What is being asked >>
An exact copy of all the data is required, with pictures left out.
◆ ◆ ◆ ◆
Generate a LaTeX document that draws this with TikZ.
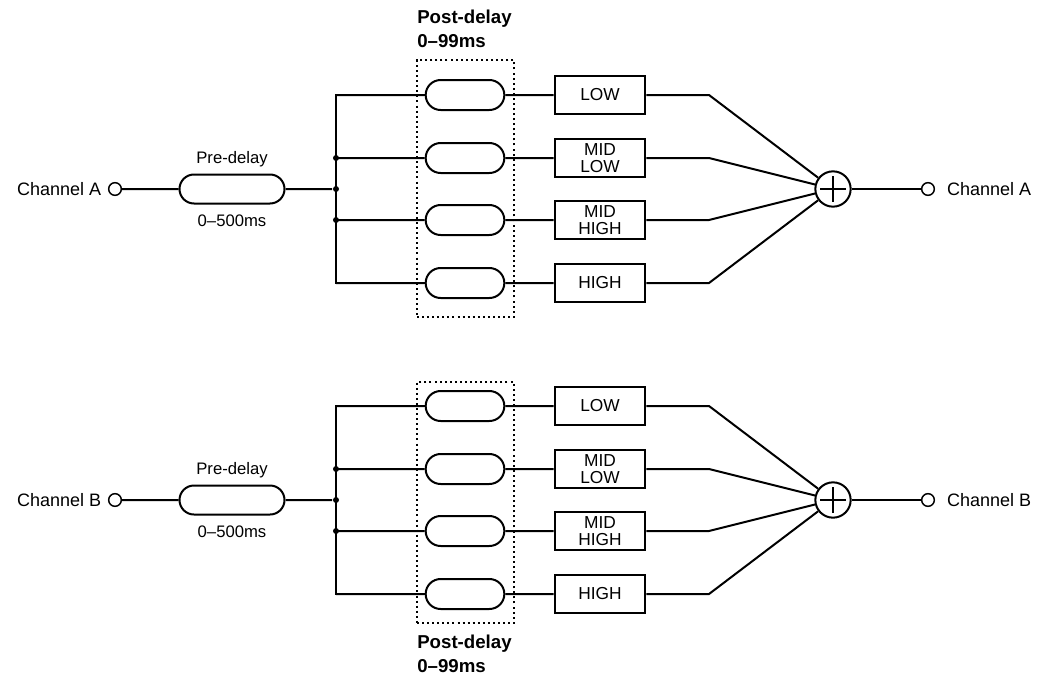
\documentclass[tikz,border=0pt]{standalone}
\usepackage{fontspec}
\setmainfont{Liberation Sans}
\usepackage{tikz}
\usetikzlibrary{positioning, shapes.misc, fit}

\begin{document}
\begin{tikzpicture}[
  x=0.75pt, y=-0.75pt,
  line width=1.5pt,
  lbl/.style={font=\fontsize{12.5}{14}\selectfont},
  chan/.style={font=\fontsize{13.5}{15}\selectfont},
  port/.style={draw, circle, minimum size=9.5pt, inner sep=0pt, line width=1.1pt},
  pill/.style={draw, rounded rectangle, minimum width=59pt, minimum height=22.5pt, inner sep=0pt},
  band/.style={draw, minimum width=68pt, minimum height=28.5pt, inner sep=1pt, align=center,
    font=\fontsize{13}{12.5}\selectfont},
  sum/.style={draw, circle, minimum size=26.5pt, inner sep=0pt},
  window/.style={draw, line width=1.1pt, dash pattern=on 1.5pt off 2.3pt, inner sep=0pt},
  postlbl/.style={font=\bfseries\fontsize{14}{18}\selectfont, align=left, inner sep=0pt},
  dot/.style={circle, fill, inner sep=0pt, minimum size=4.5pt},
]
  \useasboundingbox (0,0) rectangle (1045,678);

  \foreach \ch/\yy/\wtop/\wbot in {A/189/-129/128, B/500/-118/123} {
    % input side
    \node[port] (in\ch) at (115,\yy) {};
    \node[chan, left=1pt of in\ch] (inlbl\ch) {Channel \ch};
    \node[pill, minimum width=78.75pt, minimum height=21.75pt] (pre\ch) at (232,\yy) {};
    \node[lbl, above=1pt of pre\ch] (pretop\ch) {Pre-delay};
    \node[lbl, below=4pt of pre\ch] (prebot\ch) {0--500ms};
    \node[dot] (bus\ch) at (336,\yy) {};
    \draw (in\ch) -- (pre\ch) -- (bus\ch);

    % mixer and output
    \node[sum] (sum\ch) at (833,\yy) {};
    \draw[line width=1pt] ([xshift=-9.5pt]sum\ch.center) -- ([xshift=9.5pt]sum\ch.center)
      ([yshift=-9.5pt]sum\ch.center) -- ([yshift=9.5pt]sum\ch.center);
    \node[port] (out\ch) at (928,\yy) {};
    \node[chan, right=5pt of out\ch] (outlbl\ch) {Channel \ch};
    \draw (sum\ch) -- (out\ch);

    % four bands
    \foreach \i/\dy/\txt in {1/-94/LOW, 2/-31/{MID\\LOW}, 3/31/{MID\\HIGH}, 4/94/HIGH} {
      \coordinate (b\ch\i) at (336,\yy+\dy);
      \node[pill] (post\ch\i) at (465,\yy+\dy) {};
      \node[band] (f\ch\i) at (600,\yy+\dy) {\txt};
      \coordinate (k\ch\i) at (709,\yy+\dy);
      \draw (b\ch\i) -- (post\ch\i) -- (f\ch\i) -- (k\ch\i) -- (sum\ch);
    }
    \draw (post\ch1) -- (b\ch1) -- (b\ch4) -- (post\ch4);
    \node[dot] (j\ch2) at (b\ch2) {};
    \node[dot] (j\ch3) at (b\ch3) {};

    \node[window, fit={(417,\yy+\wtop) (514,\yy+\wbot)}] (win\ch) {};
  }

  \node[postlbl, anchor=south west, yshift=8pt] (postA) at (winA.north west) {Post-delay\\0--99ms};
  \node[postlbl, anchor=north west, yshift=-7.5pt] (postB) at (winB.south west) {Post-delay\\0--99ms};
\end{tikzpicture}
\end{document}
◆ ◆ ◆ ◆
Answer >>
Generate a LaTeX document that draws this with TikZ.
\documentclass[tikz,border=0pt]{standalone}
\usepackage{fontspec}
\setmainfont{Liberation Sans}
\usepackage{tikz}
\usetikzlibrary{positioning, shapes.misc, fit}

\begin{document}
\begin{tikzpicture}[
  x=0.75pt, y=-0.75pt,
  line width=1.5pt,
  lbl/.style={font=\fontsize{12.5}{14}\selectfont},
  chan/.style={font=\fontsize{13.5}{15}\selectfont},
  port/.style={draw, circle, minimum size=9.5pt, inner sep=0pt, line width=1.1pt},
  pill/.style={draw, rounded rectangle, minimum width=59pt, minimum height=22.5pt, inner sep=0pt},
  band/.style={draw, minimum width=68pt, minimum height=28.5pt, inner sep=1pt, align=center,
    font=\fontsize{13}{12.5}\selectfont},
  sum/.style={draw, circle, minimum size=26.5pt, inner sep=0pt},
  window/.style={draw, line width=1.1pt, dash pattern=on 1.5pt off 2.3pt, inner sep=0pt},
  postlbl/.style={font=\bfseries\fontsize{14}{18}\selectfont, align=left, inner sep=0pt},
  dot/.style={circle, fill, inner sep=0pt, minimum size=4.5pt},
]
  \useasboundingbox (0,0) rectangle (1045,678);

  \foreach \ch/\yy/\wtop/\wbot in {A/189/-129/128, B/500/-118/123} {
    % input side
    \node[port] (in\ch) at (115,\yy) {};
    \node[chan, left=1pt of in\ch] (inlbl\ch) {Channel \ch};
    \node[pill, minimum width=78.75pt, minimum height=21.75pt] (pre\ch) at (232,\yy) {};
    \node[lbl, above=1pt of pre\ch] (pretop\ch) {Pre-delay};
    \node[lbl, below=4pt of pre\ch] (prebot\ch) {0--500ms};
    \node[dot] (bus\ch) at (336,\yy) {};
    \draw (in\ch) -- (pre\ch) -- (bus\ch);

    % mixer and output
    \node[sum] (sum\ch) at (833,\yy) {};
    \draw[line width=1pt] ([xshift=-9.5pt]sum\ch.center) -- ([xshift=9.5pt]sum\ch.center)
      ([yshift=-9.5pt]sum\ch.center) -- ([yshift=9.5pt]sum\ch.center);
    \node[port] (out\ch) at (928,\yy) {};
    \node[chan, right=5pt of out\ch] (outlbl\ch) {Channel \ch};
    \draw (sum\ch) -- (out\ch);

    % four bands
    \foreach \i/\dy/\txt in {1/-94/LOW, 2/-31/{MID\\LOW}, 3/31/{MID\\HIGH}, 4/94/HIGH} {
      \coordinate (b\ch\i) at (336,\yy+\dy);
      \node[pill] (post\ch\i) at (465,\yy+\dy) {};
      \node[band] (f\ch\i) at (600,\yy+\dy) {\txt};
      \coordinate (k\ch\i) at (709,\yy+\dy);
      \draw (b\ch\i) -- (post\ch\i) -- (f\ch\i) -- (k\ch\i) -- (sum\ch);
    }
    \draw (post\ch1) -- (b\ch1) -- (b\ch4) -- (post\ch4);
    \node[dot] (j\ch2) at (b\ch2) {};
    \node[dot] (j\ch3) at (b\ch3) {};

    \node[window, fit={(417,\yy+\wtop) (514,\yy+\wbot)}] (win\ch) {};
  }

  \node[postlbl, anchor=south west, yshift=8pt] (postA) at (winA.north west) {Post-delay\\0--99ms};
  \node[postlbl, anchor=north west, yshift=-7.5pt] (postB) at (winB.south west) {Post-delay\\0--99ms};
\end{tikzpicture}
\end{document}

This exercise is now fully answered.